Thursday, April 11, 2013

Art and Storm Recovery

First they said the storms would hit our area around ten p.m., then, right at bedtime they changed it to two a.m. and said we were under a tornado watch. How does one keep an eye on the sky at that time of the night? I went to bed and took my chances.

It still hadn't rained by the time I got up this morning, but the weatherman said the thunderstorm would get here soon and it would be severe. I took the dogs outside to let them run for a while before the weather turned bad. The wind was kicking up quite a bit, and the air felt as hot and muggy as a mid-summer day. We went back in the house and waited.

Around noon it started raining. There wasn't much force behind the rain, but the temperature had dropped in double digits. I wondered, is this all there is, or is this just the beginning? I needed to know, because the new series of art classes was set to begin at one o'clock, and I had to decide whether to take a chance that I might be on the road in hazardous conditions or just stay home in case my roof and/or my dogs started to blow away. At the last minute I went to class.
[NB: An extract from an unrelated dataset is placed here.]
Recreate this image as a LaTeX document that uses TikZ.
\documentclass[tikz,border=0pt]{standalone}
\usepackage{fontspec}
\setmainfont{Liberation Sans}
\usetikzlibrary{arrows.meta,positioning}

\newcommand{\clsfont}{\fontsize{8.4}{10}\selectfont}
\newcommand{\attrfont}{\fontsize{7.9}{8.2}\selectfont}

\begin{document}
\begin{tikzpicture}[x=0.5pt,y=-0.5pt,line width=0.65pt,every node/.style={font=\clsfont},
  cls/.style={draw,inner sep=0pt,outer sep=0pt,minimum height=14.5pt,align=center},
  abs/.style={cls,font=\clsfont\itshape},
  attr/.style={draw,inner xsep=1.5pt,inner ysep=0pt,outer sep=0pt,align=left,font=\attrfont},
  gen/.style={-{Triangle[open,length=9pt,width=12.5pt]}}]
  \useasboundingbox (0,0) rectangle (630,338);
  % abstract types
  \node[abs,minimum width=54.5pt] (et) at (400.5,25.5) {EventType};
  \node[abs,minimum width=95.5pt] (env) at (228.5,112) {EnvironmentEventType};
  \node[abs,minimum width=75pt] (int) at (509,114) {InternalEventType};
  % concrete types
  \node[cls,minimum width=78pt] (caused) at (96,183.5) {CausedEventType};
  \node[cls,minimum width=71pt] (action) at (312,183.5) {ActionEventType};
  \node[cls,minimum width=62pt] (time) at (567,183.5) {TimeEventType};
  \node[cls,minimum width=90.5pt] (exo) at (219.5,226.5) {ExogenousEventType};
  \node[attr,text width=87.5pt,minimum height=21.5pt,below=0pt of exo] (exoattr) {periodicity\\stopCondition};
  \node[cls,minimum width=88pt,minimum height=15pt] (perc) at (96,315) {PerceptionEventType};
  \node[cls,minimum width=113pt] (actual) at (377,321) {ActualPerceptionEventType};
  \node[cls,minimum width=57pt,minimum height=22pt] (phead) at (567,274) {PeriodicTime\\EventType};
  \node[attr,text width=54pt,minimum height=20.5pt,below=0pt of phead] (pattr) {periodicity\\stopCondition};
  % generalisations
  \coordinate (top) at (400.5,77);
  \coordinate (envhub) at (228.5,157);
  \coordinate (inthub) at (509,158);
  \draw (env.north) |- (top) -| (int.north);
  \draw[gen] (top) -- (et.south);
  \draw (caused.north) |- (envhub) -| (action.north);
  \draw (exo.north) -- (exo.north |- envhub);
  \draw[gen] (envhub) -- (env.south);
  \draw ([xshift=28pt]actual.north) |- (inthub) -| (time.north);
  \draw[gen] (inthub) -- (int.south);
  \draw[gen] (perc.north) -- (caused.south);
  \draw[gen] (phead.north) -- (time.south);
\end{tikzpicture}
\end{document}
I'm glad I did. There were 13 people enrolled in the first series of classes. This time around there are only five, all of us from the first group. Two of the five are women I've been meaning to tell you about. I asked their permission, and they said I could share their story.

This is not the first time these ladies have taken art courses. They knew each other when they both lived in New Orleans, and they painted together there. In 2005 they both spent part of a late-August day preparing for an art exhibit. They took all the paintings they'd done to the exhibit venue, where they matted them, framed them, and hung them for the next day's show. The show never happened, because Hurricane Katrina arrived the next day, wiping out most of the Crescent City, destroying their homes and their neighborhoods, uprooting their families, washing away every trace of their artwork.

Like many other people who were displaced by Hurricane Katrina, those two ladies ended up here, in a small town outside Baton Rouge. That was eight years ago. They hadn't painted since then until February of this year when the first round of Acrylic Exploration classes began. "I forgot how," one of the ladies explained. "I couldn't remember anything I'd ever learned about painting. My mind was just a blank."

It was those women I was thinking about when I decided to go to class today. I was pretty sure a little rain and thunder wouldn't keep them away, and I was right. They were both there, both smiling, both with their own lovely versions of the almost rotten peaches we'd been assigned to paint. Every time I see their beautiful work, I remember their story. The trauma of a hurricane may have erased the "how-to-paint" instructions from their brains, but I can assure you they're relearning it in leaps and bounds.